Las carnes eran sinónimo de salud. Lupita no me echaba mucha cuenta, pero si le llevaba una palmera o una empanadilla de sidra, se dignaba a mirarme e incluso me dejaba llegar a ella en el paseo, la Corredera. La gente decía: “El sobrino de la Rosario le llega a La Lupita”. No que la pretendía, sino que le llegaba. ¿A dónde le llegaba? No hubo noviazgo, pero como me comía los dulces que Lupita no me aceptaba, al final del verano llegaba a Palomares con las costillas ocultas. Sin embargo, como pensaba mucho en ella y tenía 12 años, adelgazaba de nuevo. Me crié canijo. Tengo alguna fotografía en la que parece que estaba enfermo y no era eso. Es que no comíamos comida basura, como pasa con los niños de hoy, aunque no es bueno generalizar. Tampoco estábamos todo el día en el sofá mirando un móvil o jugando con el ordenador. Además, los dulces eran más sanos que los actuales.

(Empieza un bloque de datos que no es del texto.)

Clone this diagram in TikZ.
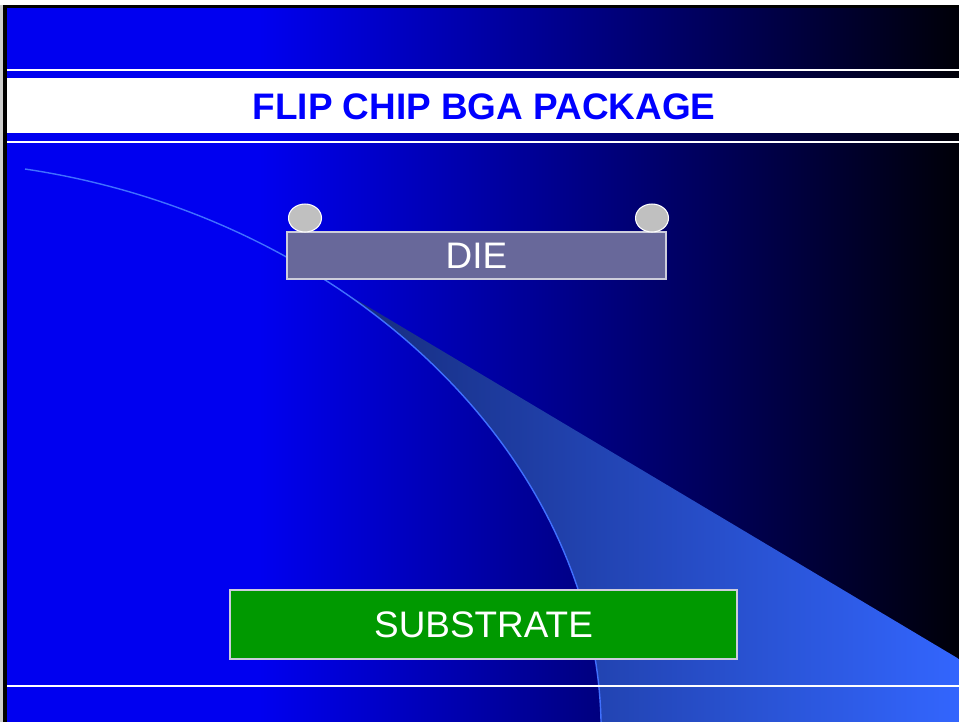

Medio bollo con aceite y azúcar era una estupenda merienda. O con una onza de chocolate de la Virgen de los Reyes. Hacer un merengue casero con huevos del corral y azúcar, como hacía mi madre, eso no engordaba. Como tampoco engordaba un puchero con todos sus avíos, pero pocos. A veces voy a una carnicería de la Puebla del Río a por un puchero y me pone tanto de todo que saco tres, o sea, para todo el mes. Así que el ministro Garzón debería estudiar mejor la cultura del engorde antes de arruinar un sector fundamental de la economía española, como es el de la dulcería.

Por cierto, señor ministro. Si me da una dirección le puedo mandar por mensajería una docena de Melonas de la Puebla del Río, unas cuñas que no solo no engordan tanto como se pudiera pensar, sino que obran el milagro de ponernos buen color de cara. A usted le vendría bien, que tiene más mala jeró que un chino en la noria de Dubai un día después de zamparse un sopeado.